Diante dos valores recentes, Costa comemora, pois teve participação ativa quando atuou como Vice-presidente da Caixa Econômica no primeiro governo Lula: “Isso é um direito à cidadania financeira, então é extremamente importante ter acesso a banco e a crédito”. Na opinião do especialista em bancos, “a população brasileira é bancarizada, mas ainda tem o hábito de lidar com o papel-moeda”, comenta.

Em entrevista para o Observatório, Fernando, pesquisador da história bancária e autor do livro Brasil dos Bancos, comenta que o diferencial da Caixa ser um banco estatal reside especialmente no corpo de funcionários concursados.

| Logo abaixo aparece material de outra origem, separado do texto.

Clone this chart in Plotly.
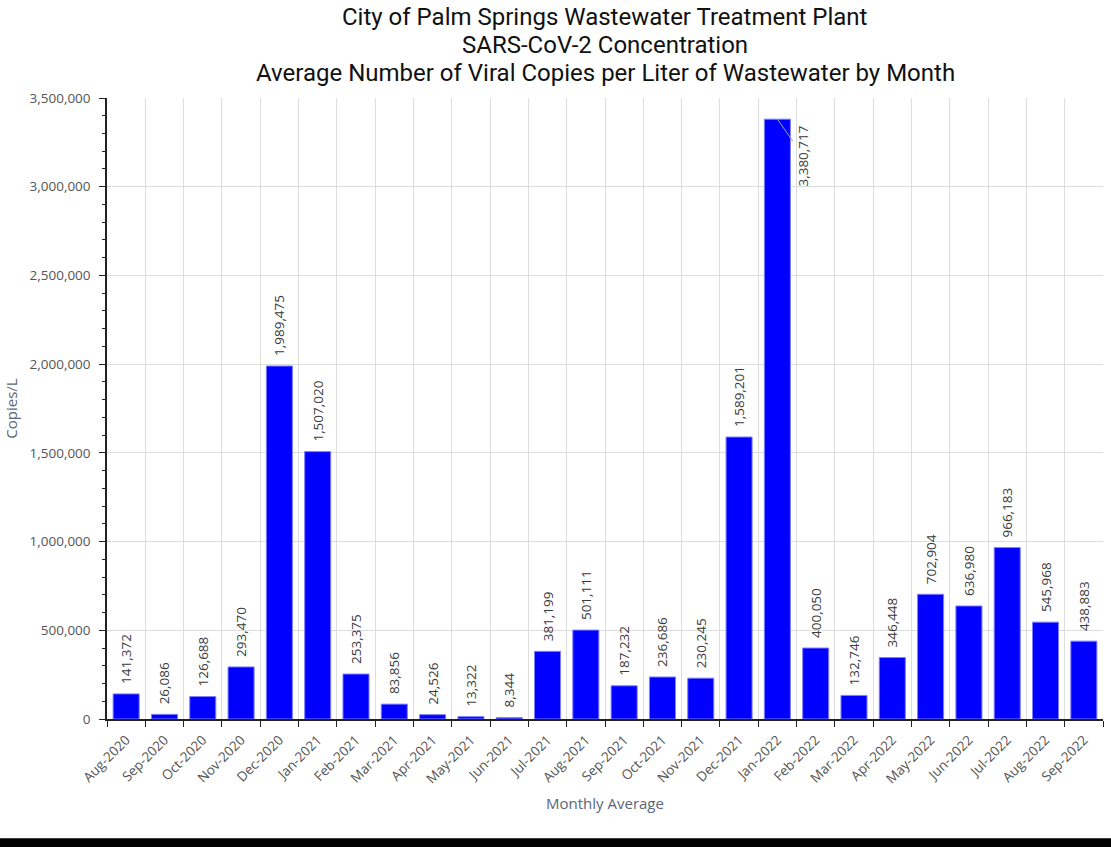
import plotly.graph_objects as go

months = ["Aug-2020", "Sep-2020", "Oct-2020", "Nov-2020", "Dec-2020", "Jan-2021", "Feb-2021",
          "Mar-2021", "Apr-2021", "May-2021", "Jun-2021", "Jul-2021", "Aug-2021", "Sep-2021",
          "Oct-2021", "Nov-2021", "Dec-2021", "Jan-2022", "Feb-2022", "Mar-2022", "Apr-2022",
          "May-2022", "Jun-2022", "Jul-2022", "Aug-2022", "Sep-2022"]
copies = [141372, 26086, 126688, 293470, 1989475, 1507020, 253375, 83856, 24526, 13322, 8344,
          381199, 501111, 187232, 236686, 230245, 1589201, 3380717, 400050, 132746, 346448,
          702904, 636980, 966183, 545968, 438883]
y_ticks = [0, 500000, 1000000, 1500000, 2000000, 2500000, 3000000, 3500000]
title_lines = ["City of Palm Springs Wastewater Treatment Plant",
               "SARS-CoV-2 Concentration",
               "Average Number of Viral Copies per Liter of Wastewater by Month"]

callout_month = "Jan-2022"
NB = "\u00a0\u00a0"
labels = ["" if m == callout_month else NB + f"{v:,}" for m, v in zip(months, copies)]

LABEL_FONT = dict(family="Open Sans", size=13.5, color="#3a3a3a")
TICK_FONT = dict(family="Open Sans", size=13.5, color="#555555")
AXT_FONT = dict(family="Open Sans", size=15, color="#5b6678")

fig = go.Figure()
fig.add_trace(go.Bar(
    x=months, y=copies,
    marker=dict(color="#0000ff", line=dict(color="#7f7fff", width=1)),
    text=labels, textposition="outside", textangle=-90, constraintext="none",
    textfont=LABEL_FONT, cliponaxis=False, hoverinfo="x+y",
))

ci = months.index(callout_month)
fig.add_annotation(
    x=months[ci], y=copies[ci], text=f"{copies[ci]:,}", textangle=-90,
    showarrow=True, arrowhead=0, arrowwidth=1, arrowcolor="#a0a0a0",
    ax=26, ay=37, standoff=0, font=LABEL_FONT,
)

# title lines (pixel y centers 17, 45, 73 -> paper coords; plot top at 98px, height 621px)
for i, line in enumerate(title_lines):
    ypix = 17 + 28 * i
    fig.add_annotation(
        text=line, xref="paper", yref="paper", x=0.5, y=1 + (98 - ypix) / 621,
        xanchor="center", yanchor="middle", showarrow=False,
        font=dict(family="Roboto", size=24, color="#111111"),
    )

fig.add_shape(type="rect", xref="paper", yref="paper", x0=-0.2, x1=1.1, y0=-0.2065, y1=-0.192,
              fillcolor="black", line=dict(width=0), layer="above")

fig.update_layout(
    width=1111, height=847,
    margin=dict(l=107, r=8, t=98, b=128, autoexpand=False),
    paper_bgcolor="white", plot_bgcolor="white",
    bargap=0.32,
    showlegend=False,
    font=dict(family="Open Sans", color="#555555"),
)
fig.update_xaxes(
    type="category", tickson="boundaries", ticks="outside", ticklen=6, tickcolor="#222222",
    showline=True, linecolor="#222222", linewidth=1.5, automargin=False,
    showgrid=True, gridcolor="#dddddd", gridwidth=1,
    tickangle=-45, tickfont=TICK_FONT, ticklabelstandoff=6,
    title=dict(text="Monthly Average", font=AXT_FONT, standoff=12),
)
fig.update_yaxes(
    range=[0, 3500000], tickvals=y_ticks, tickformat=",d",
    ticks="outside", ticklen=6, tickcolor="#222222", automargin=False,
    minor=dict(dtick=100000, ticks="outside", ticklen=3, tickcolor="#222222", showgrid=False),
    showline=True, linecolor="#222222", linewidth=1.5,
    showgrid=True, gridcolor="#dddddd", gridwidth=1, zeroline=False,
    tickfont=TICK_FONT, ticklabelstandoff=6,
    title=dict(text="Copies/L", font=AXT_FONT, standoff=8),
)

fig.write_html("out.html", config={"displayModeBar": False},
               post_script="document.body.style.margin='0px';document.body.style.overflow='hidden';")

Questionando sobre uma suposta eficiência maior, caso bancos privados fossem responsabilizados pelo auxílio,  Fernando aponta esse “espírito público” da Caixa como um fator diferencial no atendimento. 

Ainda que atualmente esse “espírito” tenha sido afetado em muitas dimensões por um viés neoliberal, em que as pessoas precisam se adequar à algumas determinações, a atuação de um banco estatal foi decisiva na pandemia: “Na história bancária brasileira, os bancos privados nunca quiseram pobres como cliente. Qual o interesse de ter pobre como cliente? Junta muita gente, afasta os ricos e não gera volume de negócio. Dessa vez, seriam pobres contaminados; aí que afastaria todos os outros clientes’’.

As consequências da medida

Apesar de toda a repercussão, os especialistas afirmam que a nova medida não deverá trazer grandes consequências à população. Costa explica que formas diferentes de moeda ocorreram inúmeras vezes ao longo da história. “Isso, para a teoria econômica, não conta nada. As formas de moeda são um mito, não tem menor importância conceitual sobre o que realmente é o dinheiro”, completa o professor. Finaliza dizendo que o fundamental é a confiança na moeda — caso contrário, a moeda estrangeira é mais valorizada e isso pode gerar inflação.

Há quem diga que a criação da nova cédula poderá dificultar o troco, ou até mesmo facilitar a corrupção. Porém, para Ana, essa última questão é menos provável. “Dentro de todas as variáveis de alguém que planeja desviar dinheiro público, a facilidade de transportar esse dinheiro é um dos menores problemas”, comenta.